Laurens was created pursuant to the Act's provision granting co-ops the authority to supply energy to rural areas while promoting and extending the use of electricity across the state. S.C. Code Ann. § 33-49-210 (1990). Because Laurens is a co-op, this court must look to the Act to see if Laurens may lawfully initiate service to Country Gardens. "Under S.C. Code Ann. § 33-49-250, a rural cooperative may provide service only in rural areas, i.e., those with a population under 2500." Carolina Power & Light Co. v. Town of Pageland, 321 S.C. 538, 542, 471 S.E.2d 137, 139 (1996). The Act defines a rural area as one "not included within the boundaries of any incorporated or unincorporated city, town, village or borough having a population in excess of twenty-five hundred persons . . . ." S.C. Code Ann. § 33-49-20(1). By stipulation of the parties, Fountain Inn is no longer a rural area for purposes of the Act. Therefore, an exception must apply for Laurens to serve Country Gardens.

The Act provides two exceptions permitting a rural co-op to serve customers within a nonrural area, the annexation exception and the principal supplier exception. These exceptions provide:

. . . subject to the provisions of § 58-27-1360, the act of incorporating or annexing into a city or town an area in which the cooperative is serving shall constitute the consent of the governing body of such city or town for the cooperative to continue serving all premises then being served and to serve additional premises within such area until such time as the governing body of the city or town shall direct otherwise and such cooperative is empowered to serve, but it shall not extend service to any premises in any other part of such city or town unless the cooperative was the principal supplier of electricity in such city or town; provided, further, that the right of a cooperative to continue to serve in a city or town in which it was the principal supplier of electricity shall not be affected by the subsequent growth of such city or town beyond a population of two thousand five hundred persons . . . .

S.C. Code Ann. § 33-49-250(1). Both exceptions prevent the ouster of co-ops from areas they have historically served due to population growth or annexation. See City of Abbeville v. Aiken Elec. Coop., Inc., 287 S.C. 361, 369, 338 S.E.2d 831, 835 (1985). These exceptions contemplate the co-op's continued service in an area.

Both Duke and Laurens stipulated that Duke was the principal supplier of electricity to Fountain Inn. Therefore, the principal supplier exception does not apply by the plain language of the statute.
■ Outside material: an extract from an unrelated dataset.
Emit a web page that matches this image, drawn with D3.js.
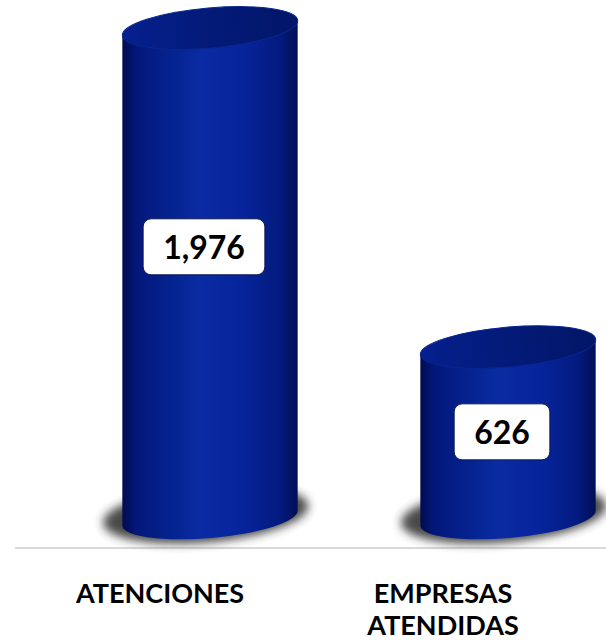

Laurens contends the annexation exception applies here. We disagree. In Pageland, the court held that a co-op may continue serving customers following annexation by a nonrural municipality even where the co-op is not the principal supplier of electricity for that municipality. 321 S.C. at 542-44, 471 S.E.2d at 139-40. The Pageland court found the intent of the legislature in adopting the annexation exception was to permit a co-op to continue serving existing customers once it lawfully entered the area. See also Abbeville, 287 S.C. at 369, 338 S.E.2d at 835. In Pageland, the co-op was allowed to continue serving the annexed area because it was lawfully serving the customers in question before the annexation. Here, this analysis mandates the conclusion that Laurens may not serve Country Gardens. This does not result in any ouster because Laurens was not serving the area before its annexation.

Laurens's proposed interpretation of the Act would rob section 33-49-250 of any meaning and render it superfluous. (3) When construing a statute, we must presume the legislature did not intend a futile act. TNS Mills, Inc. v. South Carolina Dep't of Revenue, 331 S.C. 611, 620, 503 S.E.2d 471, 476 (1998). If rural co-ops may serve any area designated by a municipality, there is no need for section 33-49-250's exceptions. Accordingly, the circuit court's grant of summary judgment to Laurens is hereby reversed and remanded for the entry of an injunction consistent with this opinion.

REVERSED AND REMANDED.

ANDERSON and STILWELL, JJ., concur.

1. S.C. Code Ann. §§ 33-49-10 to 1330 (1990 & Supp. 1999).

2. Fountain Inn agreed to the stipulation of facts but did not participate further in the action and did not appear at the hearing.

3. Because we agree with Duke that the issue in this case is whether Laurens may lawfully enter a nonrural area, we do not reach Laurens's contention that Fountain Inn has a constitutional right to choose an electric supplier. Were we to reach this issue, we would find the court addressed and rejected a similar contention in Pageland. There, Pageland contended the trial court's order was contrary to the holding in Berkeley Electric Cooperative, Inc. v. South Carolina Public Service Commission, 304 S.C. 15, 402 S.E.2d 674 (1991). In Berkeley, a co-op challenged the right of the city to designate a private power supplier in a newly annexed area. The court upheld the ordinance based on the municipality's constitutional right to designate its power supplier. Laurens, like Pageland, relies on Berkeley and S.C. Constitution, Article VIII, section 15 for the proposition that a municipality has an unlimited right to choose its electric provider. However, in Berkeley the rights of a co-op to provide that power were not discussed, and Pageland suggests the municipality's right is independent of the powers of a co-op. Pageland, 321 S.C. at 540, 471 S.E.2d at 138 (". . . notwithstanding the supplier may be prohibited from providing service by its status as a rural cooperative."). Further, a municipality may not enact measures inconsistent with the general laws of the state. S.C. Code Ann. § 5-7-30 (Supp. 1999).